The opinion of the Court of Civil Appeals seems to be predicated upon the theory that since the husband acted as agent of the wife in causing the purchase of the lots for her, notice to him, whether actual or constructive, that the release had been executed would be notice to her. When we granted the writ we were not prepared to concur in the proposition as broadly stated; and we are still inclined to the same opinion. In Pringle v. Dunn, 37 Wisconsin, 468, the Supreme Court of Wisconsin say: "It does not appear, even, that he (the husband) was acting as her agent In any legal sense; and besides, if he were, his knowledge acquired at another time, when not engaged in her business, ought not to be imputed to her. Notice, to bind the principal, should be brought home to the agent while engaged in the business or negotiation of the principal, and when it would be a breach of trust in the former not to communicate the knowledge to the latter." See also Loan Agency v.

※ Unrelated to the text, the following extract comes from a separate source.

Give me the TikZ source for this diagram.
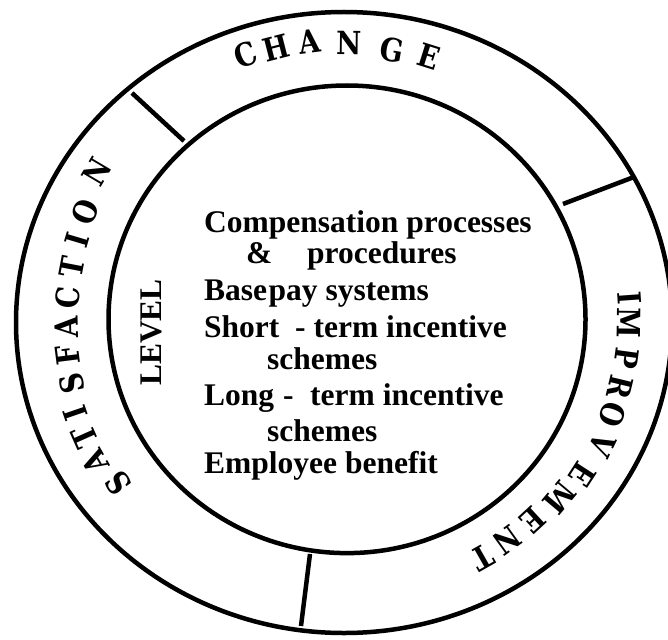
\documentclass[tikz,border=0pt]{standalone}
\usepackage{fontspec}
\setmainfont{Liberation Serif}
\newfontfamily\ringfont{DejaVu Serif}
\tikzset{
  ring/.style={line width=4.5pt},
  divider/.style={line width=4.5pt},
  ringletter/.style={font=\ringfont\bfseries\fontsize{32}{32}\selectfont, inner sep=0pt},
  body/.style={font=\bfseries\fontsize{31.5}{31.5}\selectfont, inner sep=0pt, anchor=base west},
}
\begin{document}
\begin{tikzpicture}[x=1pt,y=-1pt]
\useasboundingbox (0,0) rectangle (668,639);
% circles
\draw[ring] (344,322.5) ellipse [x radius=328, y radius=310.5];
\draw[ring] (347,319.3) ellipse [x radius=238.5, y radius=233.8];
% dividers
\coordinate (d1a) at (184,141); \coordinate (d1b) at (132,93);
\coordinate (d2a) at (563,204); \coordinate (d2b) at (634,177);
\coordinate (d3a) at (310,554); \coordinate (d3b) at (301,626);
\draw[divider] (d1a) -- (d1b);
\draw[divider] (d2a) -- (d2b);
\draw[divider] (d3a) -- (d3b);
% ring words
\foreach \l/\x/\y/\r [count=\i] in {C/246/55/20.7, H/276/48/14.4, A/310/42/7.4, N/349/43/-0.6, G/392/50/-9.7, E/429/57/-17.5}
  \node[ringletter, rotate=\r, xscale=0.86] (ch\i) at (\x,\y) {\l};
\foreach \l/\x/\y/\r [count=\i] in {S/118/483/125.4, A/95/462/119.4, T/85/437/114, I/75/413/108.9, S/72/383/102.9, F/68/355/97.2, A/67/327/91.4, C/68/298/85.5, T/72/267/79.1, I/77/240/73.5, O/85/212/67.6, N/97/172/59.4}
  \node[ringletter, rotate=\r, xscale=0.86] (sa\i) at (\x,\y) {\l};
\foreach \l/\x/\y/\r [count=\i] in {I/630/298/-85.9, M/629/323/-90.8, P/627/358/-97.8, R/620/387/-103.5, O/612/415/-109.5, V/602/445/-116, E/583/475/-123, M/560/498/-130, E/533/520/-137.3, N/507/540/-144.2, T/482/558/-150.4}
  \node[ringletter, rotate=\r, xscale=0.86] (im\i) at (\x,\y) {\l};
% LEVEL
\node[font=\bfseries\fontsize{31.5}{31.5}\selectfont, inner sep=0pt, rotate=90] (level) at (151.5,332.5) {LEVEL};
% body text
\node[body] (t1) at (204,232) {Compensation processes};
\node[body] (t2a) at (246,263) {\&};
\node[body] (t2b) at (307,263) {procedures};
\node[body] (t3) at (204,300) {Base\hspace{1.5pt}pay systems};
\node[body] (t4a) at (204,337) {Short};
\node[body] (t4b) at (295,337) {- term incentive};
\node[body] (t5) at (267,369) {schemes};
\node[body] (t6a) at (204,405) {Long};
\node[body] (t6b) at (283,405) {-};
\node[body] (t6c) at (310,405) {term incentive};
\node[body] (t7) at (267,441) {schemes};
\node[body] (t8) at (204,473) {Employee benefit};
\end{tikzpicture}
\end{document}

Taylor, 88 Tex. 47; Snyder v. Sponable, 1 Hill, 567; same case, 7 Hill, 427. This seems to be pretty well settled law, but we think it also true that where an agent has effected a transaction for his principal by fraudulent practices, the latter can not exempt himself from the consequences of such conduct by asserting that he had no knowledge of the fraud. We so held in the case of the Bank v. Cruger, 91 Tex. 446. It was there decided that if Hunter and Miss Lottle Cruger, who induced the defendant to sign the note, acted for the bank in so doing, the bank could not avoid the defense that the execution of the instrument had been procured by false representations by pleading and proving that when it accepted the note it had no notice of the vice in the transaction. The rule applies equally to the case of the husband and the wife. Clark v. Fuller, 39 Conn. 238; Railway v. Brooks, 81 Ill. 292; Widner v. Lane, 14 Mich. 124; Warner v. Warren, 46 N.Y. 228.
We think we were in error in granting the writ of error in this case. Therefore, the judgment of the District Court and that of the Court of Civil Appeals are affirmed.